Kate carefully considers what work is needed, and fits the work and the team together like a jigsaw puzzle. Or perhaps a mosaic. Kate considers skills, what people enjoy doing, what’s already on everyone’s plate, priorities, even personality. Then shares with the people involved.
I’ve never seen Kate be “attached” to her vision of how work should be shared. The point is the goals but equally it’s the people doing it. It’s easy to bring up “I can do this part, but I’m not good at this small part of it” and Kate will be right with you to identify someone else good at that part. Often herself. She shares the work by doing part of it. No “good luck, tell me when you’re done,” instead, always knowing she’s right in there with the group.
I’ve seen (and been) inexperienced management imitating that. Being comfortable with operational work and uncomfortable as a manager makes for splendidly bad management. Clinging to the old job someone had before they were promoted is classic. Or the sort of boss who pretends to be the “everyman.” But really they’re not. Not available, not doing anything of particular value. Kate and others like her are able to share the load without doing their subordinate’s job for them and without pretense of doing more than they are.
If you’re following the series, this may sound like Susan in the last article.

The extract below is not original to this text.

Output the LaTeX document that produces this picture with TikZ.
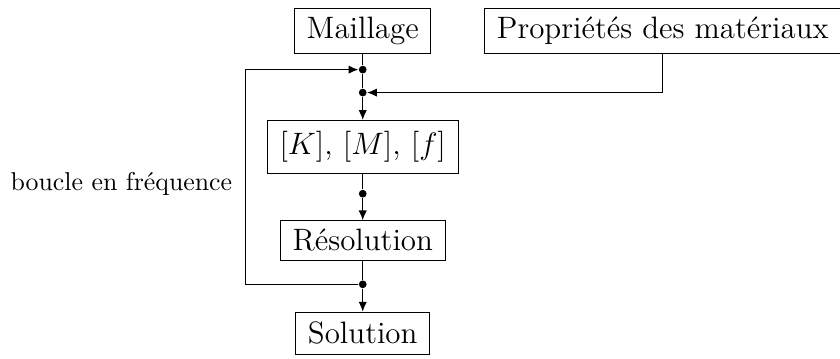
\documentclass[tikz,border=0pt]{standalone}
\usepackage{tikz}
\usetikzlibrary{positioning,arrows.meta}
\begin{document}
\begin{tikzpicture}[b/.style={draw,font=\large,inner xsep=4.7pt,inner ysep=3.3pt},j/.style={circle,fill,inner sep=0pt,minimum size=3pt},>={Latex[length=3.8pt,width=3.2pt]}]
\useasboundingbox (0,0) rectangle (325.6pt,-138.8pt);
\node[b,anchor=north] (m) at (140.6pt,-3.1pt) {Maillage};
\node[b,right=20.5pt of m.north east,anchor=north west] (p) {Propriétés des matériaux};
\node[j,below=4.4pt of m] (d1) {};
\node[j,below=5.5pt of d1] (d2) {};
\node[b,below=25.6pt of m,minimum height=20.5pt] (k) {$[K]$, $[M]$, $[f]$};
\node[j,below=6pt of k] (d3) {};
\node[b,below=18pt of k] (r) {Résolution};
\node[j,below=7.5pt of r] (d4) {};
\node[b,below=19.8pt of r,minimum height=16.3pt] (s) {Solution};
\coordinate[left=43.7pt of d4] (c4); \coordinate (c1) at (c4 |- d1);
\draw (m)--(d1)--(d2); \draw[->] (d2)--(k);
\draw[->] (p.south)|-(d2);
\draw (k)--(d3); \draw[->] (d3)--(r);
\draw (r)--(d4); \draw[->] (d4)--(s);
\draw[->] (d4)--(c4)--node[left=1.7pt,pos=0.47]{boucle en fréquence}(c1)--(d1);
\end{tikzpicture}
\end{document}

Sharing and helping are related. Difficult to distinguish. Kate learns from the people around her. We’ve both learned from Susan. I don’t think it’s incredibly important to tease apart sharing and helping. But it’s important to see how many forms sharing might take.

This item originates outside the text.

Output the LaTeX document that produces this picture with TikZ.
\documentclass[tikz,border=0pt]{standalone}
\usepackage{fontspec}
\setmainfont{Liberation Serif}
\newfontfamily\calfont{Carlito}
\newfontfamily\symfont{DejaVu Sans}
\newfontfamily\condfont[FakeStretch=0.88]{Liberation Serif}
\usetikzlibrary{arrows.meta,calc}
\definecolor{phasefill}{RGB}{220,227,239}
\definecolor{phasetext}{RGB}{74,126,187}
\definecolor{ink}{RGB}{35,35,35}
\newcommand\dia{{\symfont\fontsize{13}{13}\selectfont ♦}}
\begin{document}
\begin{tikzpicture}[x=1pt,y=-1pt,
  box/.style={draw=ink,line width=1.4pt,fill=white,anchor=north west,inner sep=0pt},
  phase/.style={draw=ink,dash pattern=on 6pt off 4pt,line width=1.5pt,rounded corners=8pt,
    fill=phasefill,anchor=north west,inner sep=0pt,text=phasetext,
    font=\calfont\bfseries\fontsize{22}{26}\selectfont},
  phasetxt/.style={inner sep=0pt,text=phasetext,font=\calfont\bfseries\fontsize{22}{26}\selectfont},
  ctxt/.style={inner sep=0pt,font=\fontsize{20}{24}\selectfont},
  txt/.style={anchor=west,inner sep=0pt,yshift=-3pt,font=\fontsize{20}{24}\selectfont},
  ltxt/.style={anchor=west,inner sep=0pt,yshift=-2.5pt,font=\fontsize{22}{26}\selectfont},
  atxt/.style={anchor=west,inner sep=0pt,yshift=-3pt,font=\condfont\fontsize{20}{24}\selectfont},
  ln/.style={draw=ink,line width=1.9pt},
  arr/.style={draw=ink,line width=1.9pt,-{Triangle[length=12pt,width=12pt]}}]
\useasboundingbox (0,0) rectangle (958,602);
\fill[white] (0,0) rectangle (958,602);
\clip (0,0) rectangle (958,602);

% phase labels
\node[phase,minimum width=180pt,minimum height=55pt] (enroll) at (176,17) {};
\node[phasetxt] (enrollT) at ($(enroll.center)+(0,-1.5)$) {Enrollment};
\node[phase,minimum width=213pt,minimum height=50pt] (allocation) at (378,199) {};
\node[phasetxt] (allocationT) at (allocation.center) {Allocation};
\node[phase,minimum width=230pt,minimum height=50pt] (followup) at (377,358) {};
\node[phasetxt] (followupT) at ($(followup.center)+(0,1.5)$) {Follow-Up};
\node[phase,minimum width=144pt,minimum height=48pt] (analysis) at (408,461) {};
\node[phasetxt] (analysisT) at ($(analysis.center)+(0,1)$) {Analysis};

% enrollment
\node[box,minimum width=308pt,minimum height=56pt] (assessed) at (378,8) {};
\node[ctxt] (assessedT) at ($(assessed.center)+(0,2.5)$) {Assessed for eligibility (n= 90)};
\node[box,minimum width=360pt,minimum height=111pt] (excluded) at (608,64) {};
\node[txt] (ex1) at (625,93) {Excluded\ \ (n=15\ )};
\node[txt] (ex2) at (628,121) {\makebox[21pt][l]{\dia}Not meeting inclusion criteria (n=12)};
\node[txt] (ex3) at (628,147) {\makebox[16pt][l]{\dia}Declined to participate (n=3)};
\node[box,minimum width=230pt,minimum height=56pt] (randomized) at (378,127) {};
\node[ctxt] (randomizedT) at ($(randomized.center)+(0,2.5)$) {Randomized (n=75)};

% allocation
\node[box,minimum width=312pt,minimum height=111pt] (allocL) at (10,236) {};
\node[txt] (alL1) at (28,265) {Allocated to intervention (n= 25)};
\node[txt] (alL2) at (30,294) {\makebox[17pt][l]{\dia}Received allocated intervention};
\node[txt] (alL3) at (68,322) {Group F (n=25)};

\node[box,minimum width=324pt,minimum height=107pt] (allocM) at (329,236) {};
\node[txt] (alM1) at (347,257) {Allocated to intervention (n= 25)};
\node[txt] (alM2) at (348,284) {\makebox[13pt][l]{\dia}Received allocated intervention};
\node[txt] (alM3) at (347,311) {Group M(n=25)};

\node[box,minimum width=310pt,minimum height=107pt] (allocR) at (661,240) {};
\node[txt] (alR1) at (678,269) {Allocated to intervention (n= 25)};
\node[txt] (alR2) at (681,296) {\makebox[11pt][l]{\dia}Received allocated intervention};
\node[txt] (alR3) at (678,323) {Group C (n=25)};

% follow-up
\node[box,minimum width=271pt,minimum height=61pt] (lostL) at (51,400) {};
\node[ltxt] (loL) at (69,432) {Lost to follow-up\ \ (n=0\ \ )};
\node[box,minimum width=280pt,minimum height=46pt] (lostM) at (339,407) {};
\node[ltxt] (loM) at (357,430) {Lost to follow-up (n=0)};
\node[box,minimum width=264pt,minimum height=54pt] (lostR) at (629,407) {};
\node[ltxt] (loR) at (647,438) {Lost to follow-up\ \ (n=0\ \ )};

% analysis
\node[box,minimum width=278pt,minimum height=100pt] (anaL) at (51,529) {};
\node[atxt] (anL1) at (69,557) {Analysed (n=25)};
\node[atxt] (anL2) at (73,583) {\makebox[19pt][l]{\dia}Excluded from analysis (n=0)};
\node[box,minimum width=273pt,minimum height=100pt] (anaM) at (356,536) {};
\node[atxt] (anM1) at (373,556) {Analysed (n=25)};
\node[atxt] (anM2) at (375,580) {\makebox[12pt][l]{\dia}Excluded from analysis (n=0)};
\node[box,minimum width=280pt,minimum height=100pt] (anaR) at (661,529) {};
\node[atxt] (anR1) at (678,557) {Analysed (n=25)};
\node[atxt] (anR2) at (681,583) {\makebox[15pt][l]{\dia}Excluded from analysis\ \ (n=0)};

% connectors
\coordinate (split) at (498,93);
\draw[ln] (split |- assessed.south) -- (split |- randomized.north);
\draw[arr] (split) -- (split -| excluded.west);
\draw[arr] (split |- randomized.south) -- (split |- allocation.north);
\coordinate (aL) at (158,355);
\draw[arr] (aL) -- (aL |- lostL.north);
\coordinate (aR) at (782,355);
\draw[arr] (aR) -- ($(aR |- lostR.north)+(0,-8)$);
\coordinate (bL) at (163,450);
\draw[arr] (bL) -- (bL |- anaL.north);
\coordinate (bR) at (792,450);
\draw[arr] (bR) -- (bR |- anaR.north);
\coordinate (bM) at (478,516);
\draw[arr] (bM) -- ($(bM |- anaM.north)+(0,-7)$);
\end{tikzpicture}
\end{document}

I recommend thinking of “sharing” in a very broad sense when we look at Competent people. It might be as simple as sharing a snack to help people perk back up. That’s the “right this moment” way the attribute shows up. Inside, it seems to be a very open view of what people need and what you have. An awareness of others. An insightful view of what could be better if X only knew or had access to or felt appreciated for Y.
I like the example of credit-sharing the most. It illustrates some of the underlying traits we’ve already discussed, but it is truly about giving away what you have. Someone is giving you credit for your work, and your immediate thought is for the team. You immediately turn around and give away that credit. That builds trust. Trust with the person giving you that credit, trust of the people doing the work that they’re seen and appreciated for it. In so many ways it improves teamwork. But to do it, you have to have a deep understanding of what I mean here by “sharing.”
Kate’s work is high-profile. She builds reputation and others’ desire to pitch in for her just by doing her normal activities. She has a canny sense for when something is “tilting at windmills” but she’s not afraid tackle even a giant problem that needs it, regardless of the odds.
As a woman in IT, Kate is keenly aware of implicit and structural bias that can hold people back for reasons other than their capabilities. But those problems are so deeply ingrained in how organizations function that challenging them is fraught with peril. Kate isn’t afraid to smoothly and reasonably pursue something wrong all the way up the chain of command. I’ve seen her do it. Kate shares her leverage and position to chip away at big problems.
Try thinking about the opposite of Competence. Consider how people feel working with or for someone who doesn’t share (credit, trust, resources, etc.). You can find more business school publications on corrosive team traits than you could read in a lifetime. But frame it positively instead. Most of that corrosiveness is just the absence of this one behavior.
This kind of sharing should be standard operating procedure for everyone, not just the people we talk about in this series. When I say Competent people share, that’s in a broad sense of collaborating, giving credit, sharing the load (and sharing out the load in a developed sense of “delegation.”)
The deftness, thoroughness, and well-managed intention comes out in Competent people in ways we can all stand to emulate.